My question is slightly more complicated than what's implied on the title, so I will start with an example. Given any number $N$ on base $10$, we can easily determine whether or not $N$ is divisible by any $d\in[2,9]$, except for $d=7$:
- $N$ is divisible by $2$ if $N\bmod10$ is divisible by $2$
- $N$ is divisible by $3$ if $N$'s digit-sum is divisible by $3$
- $N$ is divisible by $4$ if $N\bmod100$ is divisible by $4$
- $N$ is divisible by $5$ if $N\bmod10$ is divisible by $5$
- $N$ is divisible by $6$ if $N$ is divisible by $2$ and $3$
- $N$ is divisible by $8$ if $N\bmod1000$ is divisible by $8$
- $N$ is divisible by $9$ if $N$'s digit-sum is $9$
In the case of $d=7$, we pretty much have to perform a full division (at least for some values of $N$).
I believe that the general rule for base $B$ and $d\in[2,B-1]$ is the following:
[We can easily determine $d|N_B]\iff[\gcd(B,d)>1]\vee[gcd(B-1,d)>1]$
Is there an easy way to prove or refute this?

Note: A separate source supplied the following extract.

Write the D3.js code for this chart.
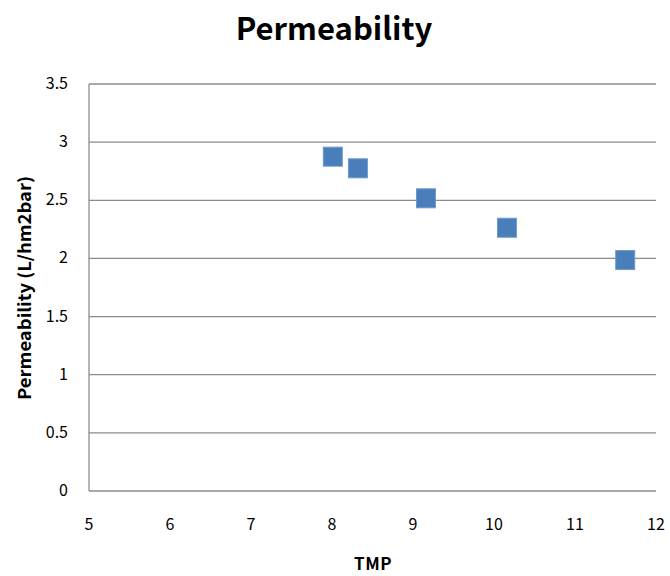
<!DOCTYPE html>
<html>
<head>
<meta charset="utf-8">
<script src="https://cdn.jsdelivr.net/npm/d3@7"></script>
<style>
  body { margin: 0; background: #fff; }
  text { font-family: "Noto Sans CJK KR", "Noto Sans", sans-serif; fill: #000; }
</style>
</head>
<body>
<div id="chart"></div>
<script>
// data
const tmp = [8.01, 8.32, 9.16, 10.16, 11.62];
const permeability = [2.875, 2.775, 2.517, 2.264, 1.986];
const xTicks = [5, 6, 7, 8, 9, 10, 11, 12];
const yTicks = [0, 0.5, 1, 1.5, 2, 2.5, 3, 3.5];

const width = 670, height = 576;
const margin = { top: 84, right: 14, bottom: 85, left: 89 };

const svg = d3.select("#chart").append("svg")
  .attr("width", width).attr("height", height);

const x = d3.scaleLinear([5, 12], [margin.left, width - margin.right]);
const y = d3.scaleLinear([0, 3.5], [height - margin.bottom, margin.top]);

// gridlines
svg.append("g")
  .selectAll("line")
  .data(yTicks)
  .join("line")
  .attr("x1", margin.left).attr("x2", width - margin.right)
  .attr("y1", d => y(d)).attr("y2", d => y(d))
  .attr("stroke", "#8c8c8c").attr("stroke-width", 1.3);

// y axis line
svg.append("line")
  .attr("x1", margin.left).attr("x2", margin.left)
  .attr("y1", y(3.5)).attr("y2", y(0))
  .attr("stroke", "#8c8c8c").attr("stroke-width", 1.3);

// y tick labels
svg.append("g")
  .selectAll("text")
  .data(yTicks)
  .join("text")
  .attr("x", 68)
  .attr("y", d => y(d) + 5)
  .attr("text-anchor", "end")
  .style("font-size", "16px")
  .text(d => d);

// x tick labels
svg.append("g")
  .selectAll("text")
  .data(xTicks)
  .join("text")
  .attr("x", d => x(d))
  .attr("y", 530)
  .attr("text-anchor", "middle")
  .style("font-size", "16px")
  .text(d => d);

// title and axis labels
svg.append("text")
  .attr("x", 334).attr("y", 40)
  .attr("text-anchor", "middle")
  .style("font-size", "31px").style("font-weight", "bold")
  .text("Permeability");

svg.append("text")
  .attr("x", 373).attr("y", 570)
  .attr("text-anchor", "middle")
  .style("font-size", "17px").style("font-weight", "bold")
  .style("letter-spacing", "0.5px")
  .text("TMP");

svg.append("text")
  .attr("transform", "translate(31,288) rotate(-90)")
  .attr("text-anchor", "middle")
  .attr("textLength", 224)
  .attr("lengthAdjust", "spacingAndGlyphs")
  .style("font-size", "17px").style("font-weight", "bold")
  .text("Permeability (L/hm2bar)");

// points
const size = 19;
svg.append("g")
  .selectAll("rect")
  .data(tmp)
  .join("rect")
  .attr("x", (d, i) => x(d) - size / 2)
  .attr("y", (d, i) => y(permeability[i]) - size / 2)
  .attr("width", size).attr("height", size)
  .attr("fill", "#4a7ebb")
  .attr("stroke", "#6d98cc").attr("stroke-width", 1);
</script>
</body>
</html>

Partial answers will also be appreciated:
- [We can easily determine $d|N_B]\impliedby[\gcd(B,d)>1]$
- [We can easily determine $d|N_B]\impliedby[[gcd(B-1,d)>1]$
- [We can easily determine $d|N_B]\implies[\gcd(B,d)>1]\vee[gcd(B-1,d)>1]$
The $1^{st}$ one is pretty trivial, I believe that the $2^{nd}$ one also holds, but I'm not sure about the $3^{rd}$ one.